This is the first beta of 2.4. While we believe it is feature complete, there is still some wider testing that needs to happen. The goal of this release is to support the full re-analysis of the CMS Run 1 Higgs.
New Features:
* You can specify a single `http://` or `root://` file as input for a single file dataset.
* You can specify a list of `http://` and/or `root://` files. They will be processed by ServiceX as long as it has permission to access the data.
* A title can be given to each transform
* Add the ability to query a dataset for what will be the data types back. This enables automatic data type discovery (required to keep the interface sensible in `coffea` and other upstream libraries).
* Python 3.9 now supported
* Add support for the cms run 1 aod backend `type`.
* Caching
* Analysis Cache - one can create/check in a `json` file that will map queries to backend `request-id`'s.
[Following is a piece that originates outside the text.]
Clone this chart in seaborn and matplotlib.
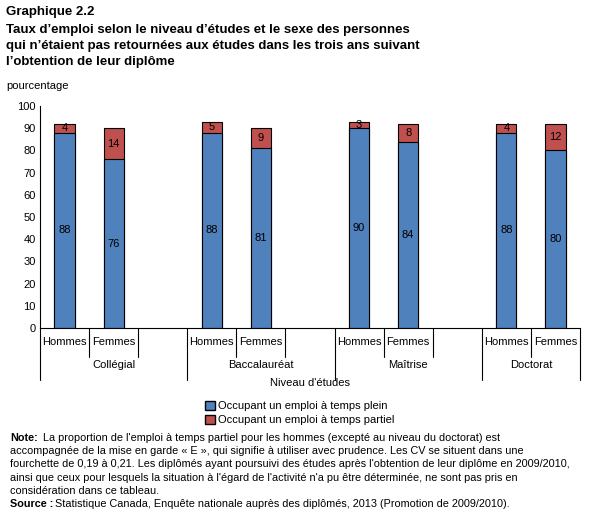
import matplotlib
matplotlib.use("Agg")
import matplotlib.pyplot as plt
import matplotlib.transforms as mtrans
import seaborn as sns
import pandas as pd
from matplotlib.patches import Patch

groups = ["Collégial", "Baccalauréat", "Maîtrise", "Doctorat"]
sexes = ["Hommes", "Femmes"]
plein = [88, 76, 88, 81, 90, 84, 88, 80]
partiel = [4, 14, 5, 9, 3, 8, 4, 12]
blue = "#4f81bd"; red = "#c0504d"

sns.set_theme(style="white")
plt.rcParams['font.family'] = ['Liberation Sans', 'DejaVu Sans']
plt.rcParams['text.color'] = 'black'
plt.rcParams['ytick.color'] = 'black'

slots = []
rows = []
k = 0
for gi, g in enumerate(groups):
    for s in sexes:
        key = f"{g}-{s}"
        slots.append(key)
        rows.append(dict(key=key, plein=plein[k], total=plein[k] + partiel[k]))
        k += 1
    if gi < len(groups) - 1:
        slots.append(f"blank{gi}")
df = pd.DataFrame(rows)

fig = plt.figure(figsize=(6.07, 5.12), dpi=100)
ax = fig.add_axes([40/607, (512-328)/512, 540/607, 222/512])
sns.barplot(data=df, x="key", y="total", order=slots, color=red, saturation=1,
            width=0.41, edgecolor="black", linewidth=0.8, ax=ax)
sns.barplot(data=df, x="key", y="plein", order=slots, color=blue, saturation=1,
            width=0.41, edgecolor="black", linewidth=0.8, ax=ax)
ax.set_xlim(-0.5, len(slots) - 0.5)
ax.set_ylim(0, 100)
ax.set_yticks(range(0, 101, 10))
ax.tick_params(axis='y', labelsize=8, length=0, pad=3, colors="black")
ax.set_xticks([]); ax.set_xlabel(""); ax.set_ylabel("")
for sp in ["top", "right"]:
    ax.spines[sp].set_visible(False)
for sp in ["left", "bottom"]:
    ax.spines[sp].set_color("black"); ax.spines[sp].set_linewidth(0.8)

for r in rows:
    x = slots.index(r["key"])
    ax.text(x, r["plein"] / 2, str(r["plein"]), ha="center", va="center", fontsize=8)
    ax.text(x, r["plein"] + (r["total"] - r["plein"]) / 2, str(r["total"] - r["plein"]),
            ha="center", va="center", fontsize=8)

tr = mtrans.blended_transform_factory(ax.transData, fig.transFigure)
def fy(p): return (512 - p) / 512
for gi, g in enumerate(groups):
    start = gi * 3
    ax.plot([start - 0.5] * 2, [fy(328), fy(380)], color="black", lw=0.8, transform=tr, clip_on=False)
    ax.plot([start + 0.5] * 2, [fy(328), fy(357)], color="black", lw=0.8, transform=tr, clip_on=False)
    if gi < len(groups) - 1:
        ax.plot([start + 1.5] * 2, [fy(328), fy(357)], color="black", lw=0.8, transform=tr, clip_on=False)
    for j, s in enumerate(sexes):
        ax.text(start + j, fy(342), s, ha="center", va="center", fontsize=8, transform=tr)
    gc = start + 1 if gi < len(groups) - 1 else start + 0.5
    ax.text(gc, fy(365), g, ha="center", va="center", fontsize=8, transform=tr)
ax.plot([10.5] * 2, [fy(328), fy(380)], color="black", lw=0.8, transform=tr, clip_on=False)

fig.text(6/607, fy(12), "Graphique 2.2", fontsize=9.5, fontweight="bold", va="center")
for i, line in enumerate(["Taux d’emploi selon le niveau d’études et le sexe des personnes",
                          "qui n’étaient pas retournées aux études dans les trois ans suivant",
                          "l’obtention de leur diplôme"]):
    fig.text(6/607, fy(30 + 16 * i), line, fontsize=9.5, fontweight="bold", va="center")
fig.text(6/607, fy(86), "pourcentage", fontsize=8, va="center")
fig.text(310/607, fy(383), "Niveau d'études", fontsize=8, ha="center", va="center")

fig.legend(handles=[Patch(facecolor=blue, edgecolor="black", label="Occupant un emploi à temps plein"),
                    Patch(facecolor=red, edgecolor="black", label="Occupant un emploi à temps partiel")],
           loc="center", bbox_to_anchor=(300/607, fy(413)), fontsize=8, frameon=False,
           handlelength=0.9, handleheight=0.9,
           handletextpad=0.3, borderpad=0.2, labelspacing=0.3)

fig.text(10/607, fy(438), "Note:", fontsize=7.8, fontweight="bold", va="center")
fig.text(43/607, fy(438), "La proportion de l'emploi à temps partiel pour les hommes (excepté au niveau du doctorat) est",
         fontsize=7.8, va="center")
note = ["accompagnée de la mise en garde « E », qui signifie à utiliser avec prudence. Les CV se situent dans une",
        "fourchette de 0,19 à 0,21. Les diplômés ayant poursuivi des études après l'obtention de leur diplôme en 2009/2010,",
        "ainsi que ceux pour lesquels la situation à l'égard de l'activité n'a pu être déterminée, ne sont pas pris en",
        "considération dans ce tableau."]
for i, line in enumerate(note):
    fig.text(10/607, fy(451 + 13.4 * i), line, fontsize=7.8, va="center")
fig.text(10/607, fy(504), "Source :", fontsize=7.8, fontweight="bold", va="center")
fig.text(55/607, fy(504), "Statistique Canada, Enquête nationale auprès des diplômés, 2013 (Promotion de 2009/2010).",
         fontsize=7.8, va="center")
fig.savefig("out.png", dpi=100)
This means that others can re-run and just download the data, rather than having to re-transform the data for the same queries.
* A user can delete a data file from the local cache and it will automatically be re-downloaded
* If a query status cache file is removed, it will be automatically re-fetched
* Configuration:
* End points now can have names rather than just types, supporting more than one backend of a single type (e.g. two `uproot` backends)
Bug Fixes:
* If the backend has _lost_ the data, automatically resubmit the query. This was broken when streaming URL's or files.
* Transforms that are marked `Fatal` are now correctly cleared from the local cache, so they can be re-run
* When a transform with lots of files fails, the error report will be truncated to the result from 20 different files, rather than... all 3000.
* When a notebook is run under visual studio code, the progress bars are correctly shown (for processing and download).
* `StreamInfoUrl` is now exported
* Protect against filenames that are so long that the OS can't handle them. In particular, fix the current implementation so it has a more robust hashing mechanism for the modified filename.
In Progress:
* Added logging information to support debugging the local machine downloading. We aren't saturating good connections and it isn't clear why that is happening yet.